--- Begin DATA EXTRACT ---
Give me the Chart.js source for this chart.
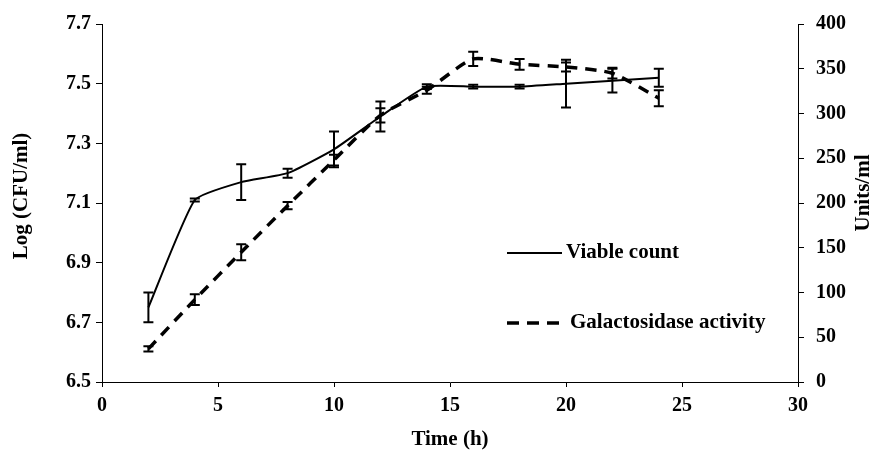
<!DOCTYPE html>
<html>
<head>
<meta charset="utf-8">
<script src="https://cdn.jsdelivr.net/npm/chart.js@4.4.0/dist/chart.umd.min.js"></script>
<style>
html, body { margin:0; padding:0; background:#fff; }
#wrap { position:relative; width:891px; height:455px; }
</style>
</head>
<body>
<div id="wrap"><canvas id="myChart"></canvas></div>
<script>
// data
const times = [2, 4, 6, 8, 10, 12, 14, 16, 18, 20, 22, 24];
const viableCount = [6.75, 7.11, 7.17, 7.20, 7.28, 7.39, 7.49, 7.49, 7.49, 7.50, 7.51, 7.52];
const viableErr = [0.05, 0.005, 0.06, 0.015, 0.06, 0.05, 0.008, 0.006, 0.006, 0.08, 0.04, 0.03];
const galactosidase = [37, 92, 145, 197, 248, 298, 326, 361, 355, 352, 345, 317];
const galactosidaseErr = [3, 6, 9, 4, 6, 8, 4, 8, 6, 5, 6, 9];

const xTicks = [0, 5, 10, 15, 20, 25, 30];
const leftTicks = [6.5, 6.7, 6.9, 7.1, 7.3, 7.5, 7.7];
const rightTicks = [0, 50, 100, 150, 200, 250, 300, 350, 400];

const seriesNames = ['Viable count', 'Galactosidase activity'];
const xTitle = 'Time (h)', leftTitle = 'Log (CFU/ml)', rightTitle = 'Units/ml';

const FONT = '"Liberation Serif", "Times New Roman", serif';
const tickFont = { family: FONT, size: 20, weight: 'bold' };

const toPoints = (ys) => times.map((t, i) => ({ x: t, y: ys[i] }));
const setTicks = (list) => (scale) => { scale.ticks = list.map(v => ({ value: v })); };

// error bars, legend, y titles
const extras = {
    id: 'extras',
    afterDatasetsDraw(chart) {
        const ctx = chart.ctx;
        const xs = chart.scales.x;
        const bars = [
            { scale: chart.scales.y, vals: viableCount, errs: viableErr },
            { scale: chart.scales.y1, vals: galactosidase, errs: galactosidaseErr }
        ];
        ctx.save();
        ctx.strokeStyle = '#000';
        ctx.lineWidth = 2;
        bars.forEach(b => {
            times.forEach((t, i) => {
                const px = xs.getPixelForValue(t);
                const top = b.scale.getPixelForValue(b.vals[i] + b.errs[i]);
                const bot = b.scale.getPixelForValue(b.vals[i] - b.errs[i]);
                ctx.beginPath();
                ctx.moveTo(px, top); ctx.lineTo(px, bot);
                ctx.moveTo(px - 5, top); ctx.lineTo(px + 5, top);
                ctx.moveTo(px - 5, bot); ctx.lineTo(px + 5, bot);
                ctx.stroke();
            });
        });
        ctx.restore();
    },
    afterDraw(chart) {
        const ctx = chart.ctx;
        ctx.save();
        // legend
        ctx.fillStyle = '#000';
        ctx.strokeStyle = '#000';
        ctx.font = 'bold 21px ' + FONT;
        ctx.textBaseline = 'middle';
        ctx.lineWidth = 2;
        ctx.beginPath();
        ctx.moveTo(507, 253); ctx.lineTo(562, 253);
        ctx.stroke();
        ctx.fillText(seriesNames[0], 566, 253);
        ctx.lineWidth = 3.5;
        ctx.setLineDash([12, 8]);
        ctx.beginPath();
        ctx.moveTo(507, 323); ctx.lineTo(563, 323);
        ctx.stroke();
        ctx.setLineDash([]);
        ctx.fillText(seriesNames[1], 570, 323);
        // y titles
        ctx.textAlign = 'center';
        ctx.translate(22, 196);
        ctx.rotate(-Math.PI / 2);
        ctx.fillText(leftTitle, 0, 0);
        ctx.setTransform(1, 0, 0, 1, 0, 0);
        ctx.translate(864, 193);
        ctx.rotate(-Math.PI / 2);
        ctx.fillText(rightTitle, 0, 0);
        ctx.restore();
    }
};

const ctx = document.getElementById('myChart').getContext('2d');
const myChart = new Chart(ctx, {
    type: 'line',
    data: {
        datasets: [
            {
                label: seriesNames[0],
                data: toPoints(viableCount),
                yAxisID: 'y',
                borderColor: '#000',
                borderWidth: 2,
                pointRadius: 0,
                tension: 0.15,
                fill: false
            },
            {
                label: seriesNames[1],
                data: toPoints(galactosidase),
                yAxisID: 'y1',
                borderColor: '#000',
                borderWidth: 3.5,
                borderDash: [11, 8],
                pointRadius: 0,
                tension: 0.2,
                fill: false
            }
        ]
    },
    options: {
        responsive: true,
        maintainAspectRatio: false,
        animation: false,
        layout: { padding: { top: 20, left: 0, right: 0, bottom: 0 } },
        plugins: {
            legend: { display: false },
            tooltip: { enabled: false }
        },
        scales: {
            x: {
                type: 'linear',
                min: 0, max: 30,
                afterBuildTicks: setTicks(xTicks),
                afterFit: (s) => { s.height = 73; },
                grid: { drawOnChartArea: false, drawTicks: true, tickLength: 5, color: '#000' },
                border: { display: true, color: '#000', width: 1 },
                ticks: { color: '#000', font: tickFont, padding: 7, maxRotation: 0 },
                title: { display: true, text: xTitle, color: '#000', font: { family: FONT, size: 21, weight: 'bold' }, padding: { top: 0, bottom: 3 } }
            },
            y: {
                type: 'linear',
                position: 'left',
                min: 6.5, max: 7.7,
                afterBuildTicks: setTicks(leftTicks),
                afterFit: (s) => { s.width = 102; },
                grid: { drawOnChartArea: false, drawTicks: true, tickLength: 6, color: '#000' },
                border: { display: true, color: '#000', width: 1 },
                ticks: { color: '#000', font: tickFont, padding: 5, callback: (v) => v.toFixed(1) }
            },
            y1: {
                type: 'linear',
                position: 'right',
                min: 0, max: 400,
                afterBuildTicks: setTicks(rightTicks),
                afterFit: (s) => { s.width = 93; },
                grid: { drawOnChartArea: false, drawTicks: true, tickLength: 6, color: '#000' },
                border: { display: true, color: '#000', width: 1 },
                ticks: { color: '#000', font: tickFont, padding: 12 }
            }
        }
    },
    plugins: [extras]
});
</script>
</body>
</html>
--- End DATA EXTRACT ---
*SHORT TASK*.
Leave the pictures out and reproduce exactly the lines from the top of the listing above through the line with "const setTicks = (list)".

*ANSWER TO THIS PROBLEM*.
Give me the Chart.js source for this chart.
<!DOCTYPE html>
<html>
<head>
<meta charset="utf-8">
<script src="https://cdn.jsdelivr.net/npm/chart.js@4.4.0/dist/chart.umd.min.js"></script>
<style>
html, body { margin:0; padding:0; background:#fff; }
#wrap { position:relative; width:891px; height:455px; }
</style>
</head>
<body>
<div id="wrap"><canvas id="myChart"></canvas></div>
<script>
// data
const times = [2, 4, 6, 8, 10, 12, 14, 16, 18, 20, 22, 24];
const viableCount = [6.75, 7.11, 7.17, 7.20, 7.28, 7.39, 7.49, 7.49, 7.49, 7.50, 7.51, 7.52];
const viableErr = [0.05, 0.005, 0.06, 0.015, 0.06, 0.05, 0.008, 0.006, 0.006, 0.08, 0.04, 0.03];
const galactosidase = [37, 92, 145, 197, 248, 298, 326, 361, 355, 352, 345, 317];
const galactosidaseErr = [3, 6, 9, 4, 6, 8, 4, 8, 6, 5, 6, 9];

const xTicks = [0, 5, 10, 15, 20, 25, 30];
const leftTicks = [6.5, 6.7, 6.9, 7.1, 7.3, 7.5, 7.7];
const rightTicks = [0, 50, 100, 150, 200, 250, 300, 350, 400];

const seriesNames = ['Viable count', 'Galactosidase activity'];
const xTitle = 'Time (h)', leftTitle = 'Log (CFU/ml)', rightTitle = 'Units/ml';

const FONT = '"Liberation Serif", "Times New Roman", serif';
const tickFont = { family: FONT, size: 20, weight: 'bold' };

const toPoints = (ys) => times.map((t, i) => ({ x: t, y: ys[i] }));
const setTicks = (list) => (scale) => { scale.ticks = list.map(v => ({ value: v })); };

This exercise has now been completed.